Yellen’s note to senators comes as four Senate committees released legislative text and CBO scores pertaining to the BBB bill on Thursday, with more text and revisions expected in the coming days.
The memo comes just days after Manchin again expressed reluctance about supporting the bill, citing inflation.
“The unknown we’re facing today is much greater than the need that people believe in this aspirational bill that we’re looking at and we’ve got to make sure we get this right,” Manchin said at a Wall Street Journal CEO Council Summit.
In recent weeks, the White House has stepped up its defense of Biden’s bill and has tried to stay ahead of inflation fears. The administration has also increased its attacks on Republicans for blaming Biden for rising costs of gasoline and consumer goods, arguing that the GOP is offering little if any solutions of its own, and arguing that the social spending plan will help Americans with some of their major costs, mainly around child care.

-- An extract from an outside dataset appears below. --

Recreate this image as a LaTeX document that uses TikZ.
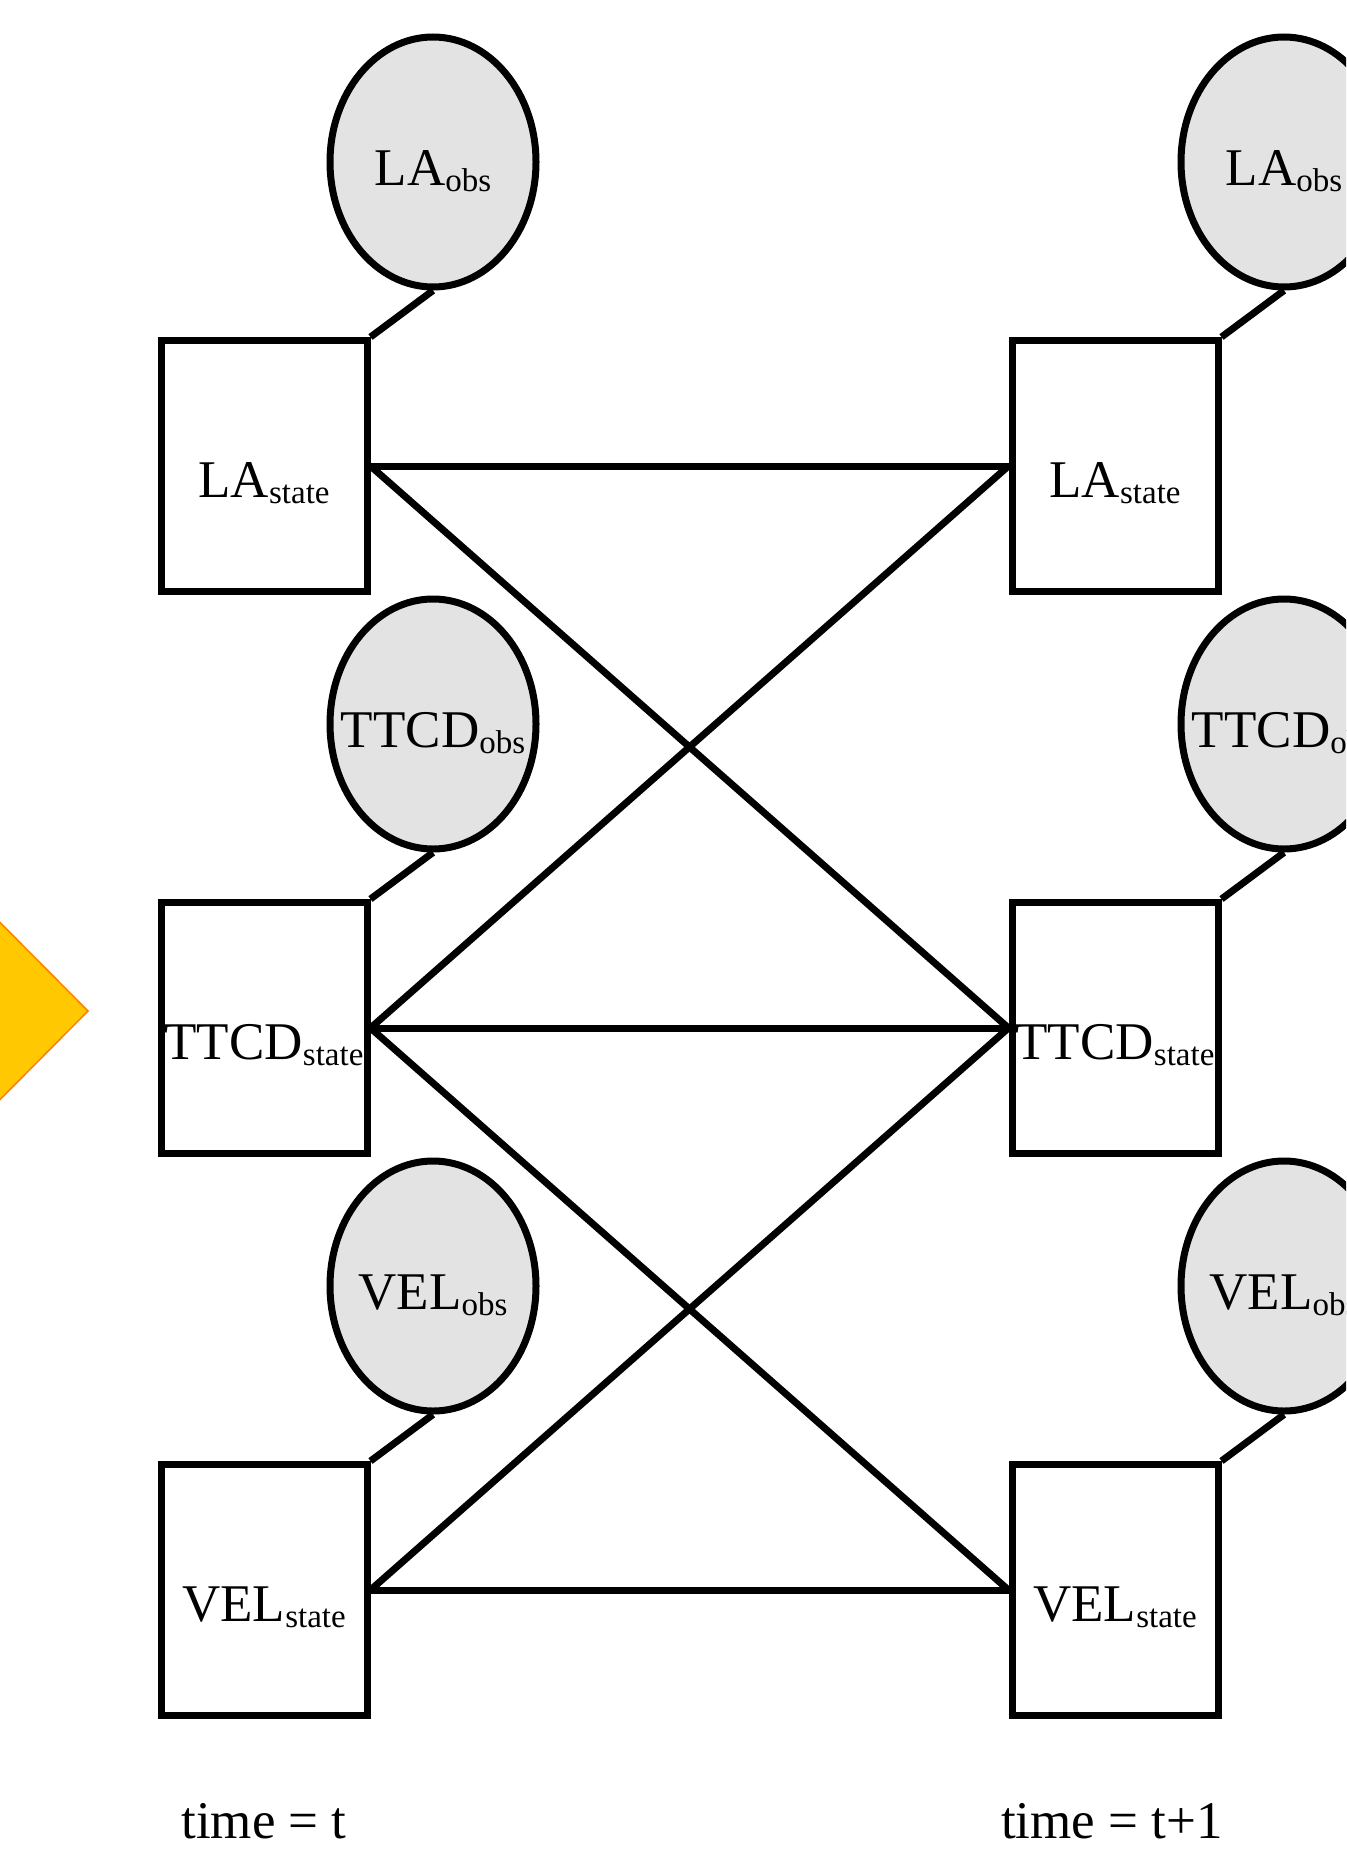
\documentclass[tikz,border=0pt]{standalone}
\usepackage{fontspec}
\setmainfont{Liberation Serif}
\usetikzlibrary{shapes.geometric}
\definecolor{obsgray}{RGB}{227,227,227}
\definecolor{arrowfill}{RGB}{255,200,0}
\definecolor{arrowedge}{RGB}{255,128,0}
\newcommand{\subtxt}[1]{\raisebox{-6pt}{\fontsize{33}{36}\selectfont #1}}
\begin{document}
\begin{tikzpicture}[x=1pt,y=-1pt,
  stbox/.style={draw, line width=7pt, fill=white, minimum width=206pt, minimum height=251pt, inner sep=0pt},
  obsnode/.style={ellipse, draw, line width=7pt, fill=obsgray, minimum width=206pt, minimum height=250pt, inner sep=0pt},
  lbl/.style={font=\fontsize{53}{60}\selectfont, inner sep=0pt, anchor=base},
  link/.style={line width=7pt}]
\useasboundingbox (0,0) rectangle (1346,1857);
\clip (0,0) rectangle (1346,1857);
\fill[white] (0,0) rectangle (1346,1857);
% yellow pointer, cut at the left edge
\filldraw[fill=arrowfill, draw=arrowedge, line width=1.5pt] (-60,862) -- (88,1011) -- (-60,1160) -- cycle;
% left column (time t)
\node[obsnode] (o1) at (433,162) {};
\node[obsnode] (o2) at (433,724) {};
\node[obsnode] (o3) at (433,1286) {};
\node[stbox] (s1) at (264,466) {};
\node[stbox] (s2) at (264,1028) {};
\node[stbox] (s3) at (264,1590) {};
% right column (time t+1)
\node[obsnode] (p1) at (1284,162) {};
\node[obsnode] (p2) at (1284,724) {};
\node[obsnode] (p3) at (1284,1286) {};
\node[stbox] (r1) at (1115,466) {};
\node[stbox] (r2) at (1115,1028) {};
\node[stbox] (r3) at (1115,1590) {};
% labels
\node[lbl] (o1t) at ([yshift=-23pt]o1.center) {LA\subtxt{obs}};
\node[lbl] (o2t) at ([yshift=-23pt]o2.center) {TTCD\subtxt{obs}};
\node[lbl] (o3t) at ([yshift=-23pt]o3.center) {VEL\subtxt{obs}};
\node[lbl] (p1t) at ([yshift=-23pt]p1.center) {LA\subtxt{obs}};
\node[lbl] (p2t) at ([yshift=-23pt]p2.center) {TTCD\subtxt{obs}};
\node[lbl] (p3t) at ([yshift=-23pt]p3.center) {VEL\subtxt{obs}};
\node[lbl] (s1t) at ([yshift=-31pt]s1.center) {LA\subtxt{state}};
\node[lbl] (s2t) at ([yshift=-31pt]s2.center) {TTCD\subtxt{state}};
\node[lbl] (s3t) at ([yshift=-31pt]s3.center) {VEL\subtxt{state}};
\node[lbl] (r1t) at ([yshift=-31pt]r1.center) {LA\subtxt{state}};
\node[lbl] (r2t) at ([yshift=-31pt]r2.center) {TTCD\subtxt{state}};
\node[lbl] (r3t) at ([yshift=-31pt]r3.center) {VEL\subtxt{state}};
% observation links
\draw[link] (o1.south) -- (s1.north east);
\draw[link] (o2.south) -- (s2.north east);
\draw[link] (o3.south) -- (s3.north east);
\draw[link] (p1.south) -- (r1.north east);
\draw[link] (p2.south) -- (r2.north east);
\draw[link] (p3.south) -- (r3.north east);
% temporal links
\draw[link] (s1.east) -- (r1.west);
\draw[link] (s1.east) -- (r2.west);
\draw[link] (s2.east) -- (r1.west);
\draw[link] (s2.east) -- (r2.west);
\draw[link] (s2.east) -- (r3.west);
\draw[link] (s3.east) -- (r2.west);
\draw[link] (s3.east) -- (r3.west);
% time labels
\coordinate (tl) at (264,1838);
\coordinate (tr) at (1112,1838);
\node[lbl] (tlt) at (tl) {time = t};
\node[lbl] (trt) at (tr) {time = t+1};
\end{tikzpicture}
\end{document}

In a move to set expectations ahead of Friday’s inflation report, Biden issued a statement citing a drop in natural gas prices and a decline in used car prices, which he said “should translate into lower prices for Americans in the months ahead.”
“The information being released tomorrow on energy in November does not reflect today’s reality, and it does not reflect the expected price decreases in the weeks and months ahead, such as in the auto market,” Biden said, adding that his Build Back Better plan would help “address elevated prices and to lower costs for American families.”